Post-World War II Chicago fans adopted DePaul as the city’s team, much as fans would do 35 years later when Meyer, who had lasted long enough to become “America’s grandfather,” coached the Blue Demons back to national prominence with local stars such as Mark Aguirre and Terry Cummings.

“The excitement at the Stadium was unmatched,” Meyer recalled of the early years. “Seats weren’t expensive. We made fans and friends for all of basketball.”

Loyola played in the Stadium as long ago as 1937, and when DePaul moved back to campus in the 1950s, Morse began booking games for Ireland and the Ramblers became host for Stadium doubleheaders.

In the six-year stretch from 1956-61, Loyola went 11-17 in the Stadium, but by the end of that stretch Ireland had expanded his recruiting horizons to include both non-white and non-Chicago student-athletes. Eventually he assembled the only team from the state of Illinois to win the Division I NCAA championship. Jack Egan was the only Chicagoan and only white player among the five ironmen who played all 45 minutes of Loyola’s 62-60 overtime victory over Cincinnati in the 1963 championship game. Jerry Harkness and Ron Miller came from New York City and Les Hunter and the late Vic Rouse were teammates at Pearl High in Nashville.

Cincinnati, No. 1-ranked and two-time defending national champion, was playing the first game of a Stadium doubleheader in the `62-63 season. The Ramblers were watching.

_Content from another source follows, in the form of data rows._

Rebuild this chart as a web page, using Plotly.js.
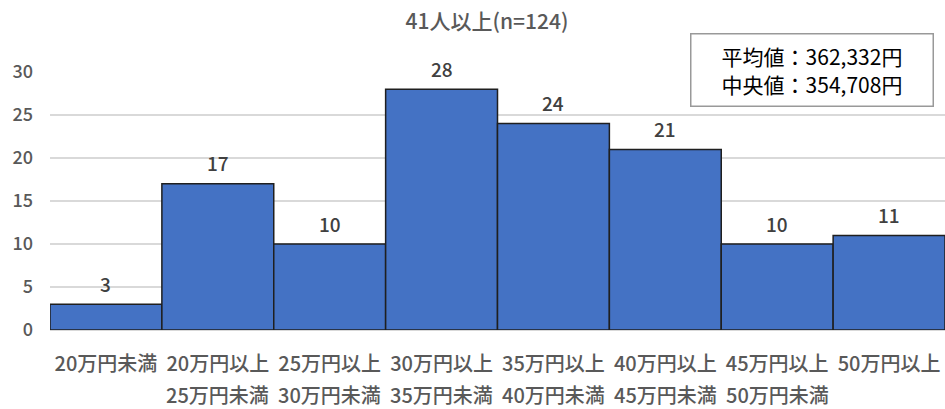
<!DOCTYPE html>
<html>
<head>
<meta charset="utf-8">
<script src="https://cdn.plot.ly/plotly-3.0.1.min.js"></script>
<style>html,body{margin:0;padding:0;background:#fff;}#chart{width:945px;height:409px;}</style>
</head>
<body>
<div id="chart"></div>
<script>
const labelsLine1 = ["20万円未満","20万円以上","25万円以上","30万円以上","35万円以上","40万円以上","45万円以上","50万円以上"];
const labelsLine2 = ["","25万円未満","30万円未満","35万円未満","40万円未満","45万円未満","50万円未満",""];
const counts = [3,17,10,28,24,21,10,11];
const titleText = "41人以上(n=124)";
const statsText = "平均値：362,332円<br>中央値：354,708円";

const FONT = "'Noto Sans CJK JP', 'Noto Sans', sans-serif";
const xIdx = counts.map((_, i) => i);

const trace = {
  type: 'bar',
  x: xIdx,
  y: counts,
  width: 1,
  marker: {color: '#4472C4', line: {color: '#1f1f1f', width: 1.5}},
  hoverinfo: 'none'
};

const annotations = [];
// value labels above bars
counts.forEach((v, i) => annotations.push({
  x: i, xref: 'x', y: v, yref: 'y', yshift: 21, text: String(v), showarrow: false,
  xanchor: 'center', yanchor: 'middle',
  font: {family: FONT, size: 19, weight: 500, color: '#404040'}
}));
// second line of category labels
labelsLine2.forEach((t, i) => {
  if (!t) return;
  annotations.push({
    x: i, xref: 'x', y: 0, yref: 'y', yshift: -64, text: t, showarrow: false,
    xanchor: 'center', yanchor: 'middle', borderpad: 0,
    font: {family: FONT, size: 20, weight: 500, color: '#595959'}
  });
});

annotations.push({
  xref: 'paper', yref: 'paper', x: 0.715, y: 1.151, xanchor: 'left', yanchor: 'top',
  text: statsText, showarrow: false, align: 'center',
  width: 235, height: 65, borderpad: 3,
  bordercolor: '#999999', borderwidth: 1.5, bgcolor: '#ffffff',
  font: {family: FONT, size: 21, color: '#000000'}
});

const layout = {
  width: 945, height: 409,
  margin: {l: 50, r: 0, t: 72, b: 79},
  paper_bgcolor: '#ffffff', plot_bgcolor: '#ffffff',
  showlegend: false,
  bargap: 0,
  title: {text: titleText, x: 0.4883, xref: 'paper', xanchor: 'center', y: 0.948, yref: 'container', yanchor: 'middle',
    font: {family: FONT, size: 21, weight: 500, color: '#595959'}},
  xaxis: {
    tickmode: 'array', tickvals: xIdx, ticktext: labelsLine1,
    range: [-0.5, 7.5], showgrid: false, zeroline: false, showline: false,
    ticks: '', ticklen: 0, tickangle: 0, ticklabelstandoff: 20,
    tickfont: {family: FONT, size: 20, weight: 500, color: '#595959'}
  },
  yaxis: {
    range: [0, 30], dtick: 5, tick0: 0,
    showgrid: true, gridcolor: '#d9d9d9', gridwidth: 1.5,
    zeroline: true, zerolinecolor: '#d9d9d9', zerolinewidth: 1.5,
    showline: false, ticks: '', ticklabelstandoff: 16,
    tickfont: {family: FONT, size: 18, weight: 500, color: '#595959'}
  },
  annotations: annotations
};

Plotly.newPlot('chart', [trace], layout, {staticPlot: true, displayModeBar: false});
</script>
</body>
</html>
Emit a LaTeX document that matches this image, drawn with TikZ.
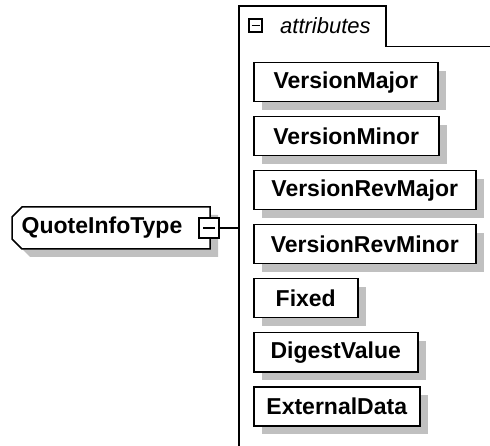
\documentclass[tikz,border=0pt]{standalone}
\usepackage{fontspec}
\setmainfont{Liberation Sans}
\usetikzlibrary{shadows}
\definecolor{shadowgray}{RGB}{192,192,192}
\begin{document}
\begin{tikzpicture}[x=1pt,y=-1pt,
  attrbox/.style={draw=black, line width=1.5pt, fill=white, anchor=north west,
    minimum height=39pt, inner sep=0pt, align=center,
    font=\fontsize{23}{27}\selectfont\bfseries,
    drop shadow={shadow xshift=8pt, shadow yshift=-8pt, opacity=1, fill=shadowgray, draw=none}},
  minusbox/.style={draw=black, line width=1.3pt, fill=white, inner sep=0pt},
  grpline/.style={draw=black, line width=1.2pt},
  conn/.style={draw=black, line width=1.3pt}]
\useasboundingbox (0,0) rectangle (490,446);

% group (attributes) frame
\draw[grpline] (239,446) -- (239,6) -- (386,6) -- (386,46.5) -- (490,46.5);
\node[minusbox, minimum size=13pt] (tabminus) at (255.5,25.5) {};
\draw[line width=1.2pt] (251.5,25.5) -- (259.5,25.5);
\node[font=\fontsize{22}{26}\selectfont\itshape, anchor=west, inner sep=0pt] (attrlabel) at (280,26) {attributes};
\coordinate (grp) at (239,228);

% QuoteInfoType complex type
\fill[shadowgray] (30,215) -- (218,215) -- (218,257) -- (30,257) -- (20,247) -- (20,225) -- cycle;
\draw[line width=1.5pt, fill=white] (22,207) -- (210,207) -- (210,249) -- (22,249) -- (12,239) -- (12,217) -- cycle;
\node[font=\fontsize{23}{27}\selectfont\bfseries, inner sep=0pt] (qit) at (102,228) {QuoteInfoType};
\node[minusbox, minimum size=20pt] (qminus) at (209,228) {};
\draw[line width=1.3pt] (203,228) -- (215,228);
\draw[conn] (qminus.east) -- (grp);

% attributes
\node[attrbox, minimum width=184pt] (vmaj) at (253,62) {VersionMajor};
\node[attrbox, minimum width=185pt] (vmin) at (253,116) {VersionMinor};
\node[attrbox, minimum width=222pt] (vrmaj) at (253,170) {VersionRevMajor};
\node[attrbox, minimum width=222pt] (vrmin) at (253,224) {VersionRevMinor};
\node[attrbox, minimum width=104pt] (fixed) at (253,278) {Fixed};
\node[attrbox, minimum width=164pt] (digest) at (253,332) {DigestValue};
\node[attrbox, minimum width=166pt] (ext) at (253,386) {ExternalData};
\end{tikzpicture}
\end{document}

“You know what?” Harkness told his teammates. “We can beat this team.”

The rest is history.

Loyola had a 30-11 Stadium record in the seven seasons from 1961-68, but lost 23 of 27 games in the final years ending in 1974. History of a different sort was made in January of 1972 when Loyola center LaRue Martin, from Chicago’s De La Salle High School, had back-to-back impressive outings against Marquette’s Jim Chones and UCLA’s Bill Walton in Stadium doubleheaders. The Portland Trail Blazers thought enough of Martin’s performance to make him the first overall pick of the 1972 draft. He didn’t exactly silence the “who’s he?” rumblings by averaging five points over his four NBA seasons.